#### [Task statement]
Give back every line exactly as it appears, pictures excluded.

---+---

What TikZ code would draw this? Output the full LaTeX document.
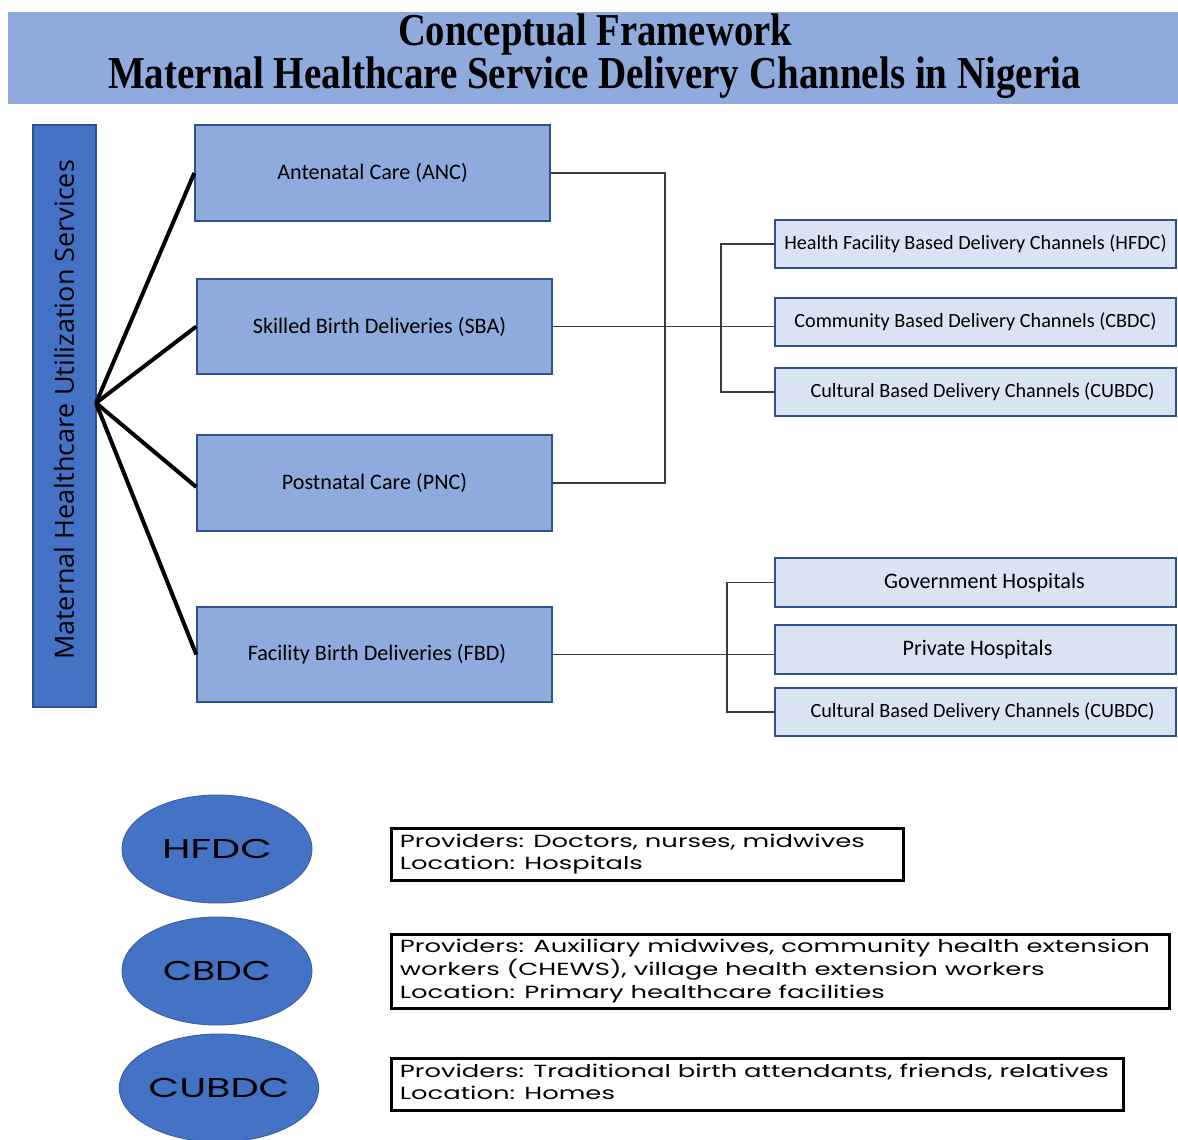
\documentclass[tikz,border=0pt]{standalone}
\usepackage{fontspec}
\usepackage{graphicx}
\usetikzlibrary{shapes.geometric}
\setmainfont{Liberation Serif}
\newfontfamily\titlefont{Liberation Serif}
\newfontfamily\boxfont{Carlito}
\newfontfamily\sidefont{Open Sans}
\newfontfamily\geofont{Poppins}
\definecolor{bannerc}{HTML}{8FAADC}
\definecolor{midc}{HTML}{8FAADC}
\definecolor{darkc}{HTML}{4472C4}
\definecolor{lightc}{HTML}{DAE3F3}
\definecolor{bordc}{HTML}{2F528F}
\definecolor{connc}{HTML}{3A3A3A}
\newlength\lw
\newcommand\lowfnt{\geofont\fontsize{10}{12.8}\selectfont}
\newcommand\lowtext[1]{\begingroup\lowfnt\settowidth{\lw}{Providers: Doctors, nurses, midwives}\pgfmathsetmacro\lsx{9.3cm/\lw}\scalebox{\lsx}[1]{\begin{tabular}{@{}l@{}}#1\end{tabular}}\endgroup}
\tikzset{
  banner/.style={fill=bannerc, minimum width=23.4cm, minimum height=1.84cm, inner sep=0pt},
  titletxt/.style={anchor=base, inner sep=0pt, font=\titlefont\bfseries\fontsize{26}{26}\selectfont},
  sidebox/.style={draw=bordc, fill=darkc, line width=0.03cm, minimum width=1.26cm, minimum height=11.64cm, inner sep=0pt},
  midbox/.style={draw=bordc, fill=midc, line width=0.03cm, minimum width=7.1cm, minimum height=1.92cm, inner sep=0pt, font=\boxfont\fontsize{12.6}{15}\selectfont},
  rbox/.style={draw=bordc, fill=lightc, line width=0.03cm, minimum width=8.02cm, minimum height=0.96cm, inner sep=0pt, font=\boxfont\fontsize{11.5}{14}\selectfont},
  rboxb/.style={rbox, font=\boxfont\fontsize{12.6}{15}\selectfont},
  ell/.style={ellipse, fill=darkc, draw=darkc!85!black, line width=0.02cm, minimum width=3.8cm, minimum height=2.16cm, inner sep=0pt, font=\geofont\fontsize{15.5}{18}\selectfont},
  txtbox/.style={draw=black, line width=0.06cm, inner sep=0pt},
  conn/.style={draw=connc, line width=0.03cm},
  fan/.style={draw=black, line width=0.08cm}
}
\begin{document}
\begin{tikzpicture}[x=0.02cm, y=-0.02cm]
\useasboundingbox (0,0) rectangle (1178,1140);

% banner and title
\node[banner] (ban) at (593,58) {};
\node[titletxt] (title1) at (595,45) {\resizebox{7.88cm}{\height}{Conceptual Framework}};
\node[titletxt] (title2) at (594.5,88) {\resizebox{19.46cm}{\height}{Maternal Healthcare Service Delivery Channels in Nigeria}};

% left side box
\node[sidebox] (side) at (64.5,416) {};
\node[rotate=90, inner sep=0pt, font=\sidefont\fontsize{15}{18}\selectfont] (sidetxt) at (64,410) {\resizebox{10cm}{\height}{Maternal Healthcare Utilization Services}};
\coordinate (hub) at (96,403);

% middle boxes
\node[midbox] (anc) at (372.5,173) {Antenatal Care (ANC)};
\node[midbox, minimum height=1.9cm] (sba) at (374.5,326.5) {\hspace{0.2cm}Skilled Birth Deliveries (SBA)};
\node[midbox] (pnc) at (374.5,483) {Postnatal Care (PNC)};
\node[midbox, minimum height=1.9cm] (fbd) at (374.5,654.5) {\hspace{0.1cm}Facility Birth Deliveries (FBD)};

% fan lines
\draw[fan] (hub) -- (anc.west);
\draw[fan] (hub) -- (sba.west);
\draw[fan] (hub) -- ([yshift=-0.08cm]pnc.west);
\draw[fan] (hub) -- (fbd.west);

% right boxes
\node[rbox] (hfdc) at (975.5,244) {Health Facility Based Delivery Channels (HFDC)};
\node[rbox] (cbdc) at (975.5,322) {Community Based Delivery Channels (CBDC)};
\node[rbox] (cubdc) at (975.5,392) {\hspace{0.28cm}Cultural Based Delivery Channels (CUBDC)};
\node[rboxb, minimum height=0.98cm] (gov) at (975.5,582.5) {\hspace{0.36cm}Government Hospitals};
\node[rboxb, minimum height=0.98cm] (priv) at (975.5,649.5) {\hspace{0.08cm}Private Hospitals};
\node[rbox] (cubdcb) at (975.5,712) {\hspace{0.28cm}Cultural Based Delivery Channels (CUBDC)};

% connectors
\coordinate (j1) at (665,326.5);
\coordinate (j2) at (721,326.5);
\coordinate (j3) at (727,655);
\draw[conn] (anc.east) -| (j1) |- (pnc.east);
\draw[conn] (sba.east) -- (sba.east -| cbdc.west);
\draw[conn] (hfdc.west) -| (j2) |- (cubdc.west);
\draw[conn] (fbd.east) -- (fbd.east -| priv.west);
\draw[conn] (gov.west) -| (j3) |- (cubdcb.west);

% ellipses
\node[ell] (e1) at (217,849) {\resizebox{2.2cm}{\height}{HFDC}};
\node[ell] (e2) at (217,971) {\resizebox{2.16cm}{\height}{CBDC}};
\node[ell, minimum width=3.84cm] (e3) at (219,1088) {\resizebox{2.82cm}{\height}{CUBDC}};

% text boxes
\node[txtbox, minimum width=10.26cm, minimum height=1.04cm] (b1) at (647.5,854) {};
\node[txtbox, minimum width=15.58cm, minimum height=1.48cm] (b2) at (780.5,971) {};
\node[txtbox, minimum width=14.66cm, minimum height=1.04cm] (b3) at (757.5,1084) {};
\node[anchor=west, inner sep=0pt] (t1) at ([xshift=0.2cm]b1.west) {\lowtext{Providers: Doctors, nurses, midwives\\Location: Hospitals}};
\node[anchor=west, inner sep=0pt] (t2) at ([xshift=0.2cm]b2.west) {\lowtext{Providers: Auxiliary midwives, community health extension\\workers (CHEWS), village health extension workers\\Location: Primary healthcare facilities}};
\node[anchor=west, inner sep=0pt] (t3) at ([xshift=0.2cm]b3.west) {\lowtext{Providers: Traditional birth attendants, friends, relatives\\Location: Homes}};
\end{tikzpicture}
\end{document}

---+---

#### [Right answer]
What TikZ code would draw this? Output the full LaTeX document.
\documentclass[tikz,border=0pt]{standalone}
\usepackage{fontspec}
\usepackage{graphicx}
\usetikzlibrary{shapes.geometric}
\setmainfont{Liberation Serif}
\newfontfamily\titlefont{Liberation Serif}
\newfontfamily\boxfont{Carlito}
\newfontfamily\sidefont{Open Sans}
\newfontfamily\geofont{Poppins}
\definecolor{bannerc}{HTML}{8FAADC}
\definecolor{midc}{HTML}{8FAADC}
\definecolor{darkc}{HTML}{4472C4}
\definecolor{lightc}{HTML}{DAE3F3}
\definecolor{bordc}{HTML}{2F528F}
\definecolor{connc}{HTML}{3A3A3A}
\newlength\lw
\newcommand\lowfnt{\geofont\fontsize{10}{12.8}\selectfont}
\newcommand\lowtext[1]{\begingroup\lowfnt\settowidth{\lw}{Providers: Doctors, nurses, midwives}\pgfmathsetmacro\lsx{9.3cm/\lw}\scalebox{\lsx}[1]{\begin{tabular}{@{}l@{}}#1\end{tabular}}\endgroup}
\tikzset{
  banner/.style={fill=bannerc, minimum width=23.4cm, minimum height=1.84cm, inner sep=0pt},
  titletxt/.style={anchor=base, inner sep=0pt, font=\titlefont\bfseries\fontsize{26}{26}\selectfont},
  sidebox/.style={draw=bordc, fill=darkc, line width=0.03cm, minimum width=1.26cm, minimum height=11.64cm, inner sep=0pt},
  midbox/.style={draw=bordc, fill=midc, line width=0.03cm, minimum width=7.1cm, minimum height=1.92cm, inner sep=0pt, font=\boxfont\fontsize{12.6}{15}\selectfont},
  rbox/.style={draw=bordc, fill=lightc, line width=0.03cm, minimum width=8.02cm, minimum height=0.96cm, inner sep=0pt, font=\boxfont\fontsize{11.5}{14}\selectfont},
  rboxb/.style={rbox, font=\boxfont\fontsize{12.6}{15}\selectfont},
  ell/.style={ellipse, fill=darkc, draw=darkc!85!black, line width=0.02cm, minimum width=3.8cm, minimum height=2.16cm, inner sep=0pt, font=\geofont\fontsize{15.5}{18}\selectfont},
  txtbox/.style={draw=black, line width=0.06cm, inner sep=0pt},
  conn/.style={draw=connc, line width=0.03cm},
  fan/.style={draw=black, line width=0.08cm}
}
\begin{document}
\begin{tikzpicture}[x=0.02cm, y=-0.02cm]
\useasboundingbox (0,0) rectangle (1178,1140);

% banner and title
\node[banner] (ban) at (593,58) {};
\node[titletxt] (title1) at (595,45) {\resizebox{7.88cm}{\height}{Conceptual Framework}};
\node[titletxt] (title2) at (594.5,88) {\resizebox{19.46cm}{\height}{Maternal Healthcare Service Delivery Channels in Nigeria}};

% left side box
\node[sidebox] (side) at (64.5,416) {};
\node[rotate=90, inner sep=0pt, font=\sidefont\fontsize{15}{18}\selectfont] (sidetxt) at (64,410) {\resizebox{10cm}{\height}{Maternal Healthcare Utilization Services}};
\coordinate (hub) at (96,403);

% middle boxes
\node[midbox] (anc) at (372.5,173) {Antenatal Care (ANC)};
\node[midbox, minimum height=1.9cm] (sba) at (374.5,326.5) {\hspace{0.2cm}Skilled Birth Deliveries (SBA)};
\node[midbox] (pnc) at (374.5,483) {Postnatal Care (PNC)};
\node[midbox, minimum height=1.9cm] (fbd) at (374.5,654.5) {\hspace{0.1cm}Facility Birth Deliveries (FBD)};

% fan lines
\draw[fan] (hub) -- (anc.west);
\draw[fan] (hub) -- (sba.west);
\draw[fan] (hub) -- ([yshift=-0.08cm]pnc.west);
\draw[fan] (hub) -- (fbd.west);

% right boxes
\node[rbox] (hfdc) at (975.5,244) {Health Facility Based Delivery Channels (HFDC)};
\node[rbox] (cbdc) at (975.5,322) {Community Based Delivery Channels (CBDC)};
\node[rbox] (cubdc) at (975.5,392) {\hspace{0.28cm}Cultural Based Delivery Channels (CUBDC)};
\node[rboxb, minimum height=0.98cm] (gov) at (975.5,582.5) {\hspace{0.36cm}Government Hospitals};
\node[rboxb, minimum height=0.98cm] (priv) at (975.5,649.5) {\hspace{0.08cm}Private Hospitals};
\node[rbox] (cubdcb) at (975.5,712) {\hspace{0.28cm}Cultural Based Delivery Channels (CUBDC)};

% connectors
\coordinate (j1) at (665,326.5);
\coordinate (j2) at (721,326.5);
\coordinate (j3) at (727,655);
\draw[conn] (anc.east) -| (j1) |- (pnc.east);
\draw[conn] (sba.east) -- (sba.east -| cbdc.west);
\draw[conn] (hfdc.west) -| (j2) |- (cubdc.west);
\draw[conn] (fbd.east) -- (fbd.east -| priv.west);
\draw[conn] (gov.west) -| (j3) |- (cubdcb.west);

% ellipses
\node[ell] (e1) at (217,849) {\resizebox{2.2cm}{\height}{HFDC}};
\node[ell] (e2) at (217,971) {\resizebox{2.16cm}{\height}{CBDC}};
\node[ell, minimum width=3.84cm] (e3) at (219,1088) {\resizebox{2.82cm}{\height}{CUBDC}};

% text boxes
\node[txtbox, minimum width=10.26cm, minimum height=1.04cm] (b1) at (647.5,854) {};
\node[txtbox, minimum width=15.58cm, minimum height=1.48cm] (b2) at (780.5,971) {};
\node[txtbox, minimum width=14.66cm, minimum height=1.04cm] (b3) at (757.5,1084) {};
\node[anchor=west, inner sep=0pt] (t1) at ([xshift=0.2cm]b1.west) {\lowtext{Providers: Doctors, nurses, midwives\\Location: Hospitals}};
\node[anchor=west, inner sep=0pt] (t2) at ([xshift=0.2cm]b2.west) {\lowtext{Providers: Auxiliary midwives, community health extension\\workers (CHEWS), village health extension workers\\Location: Primary healthcare facilities}};
\node[anchor=west, inner sep=0pt] (t3) at ([xshift=0.2cm]b3.west) {\lowtext{Providers: Traditional birth attendants, friends, relatives\\Location: Homes}};
\end{tikzpicture}
\end{document}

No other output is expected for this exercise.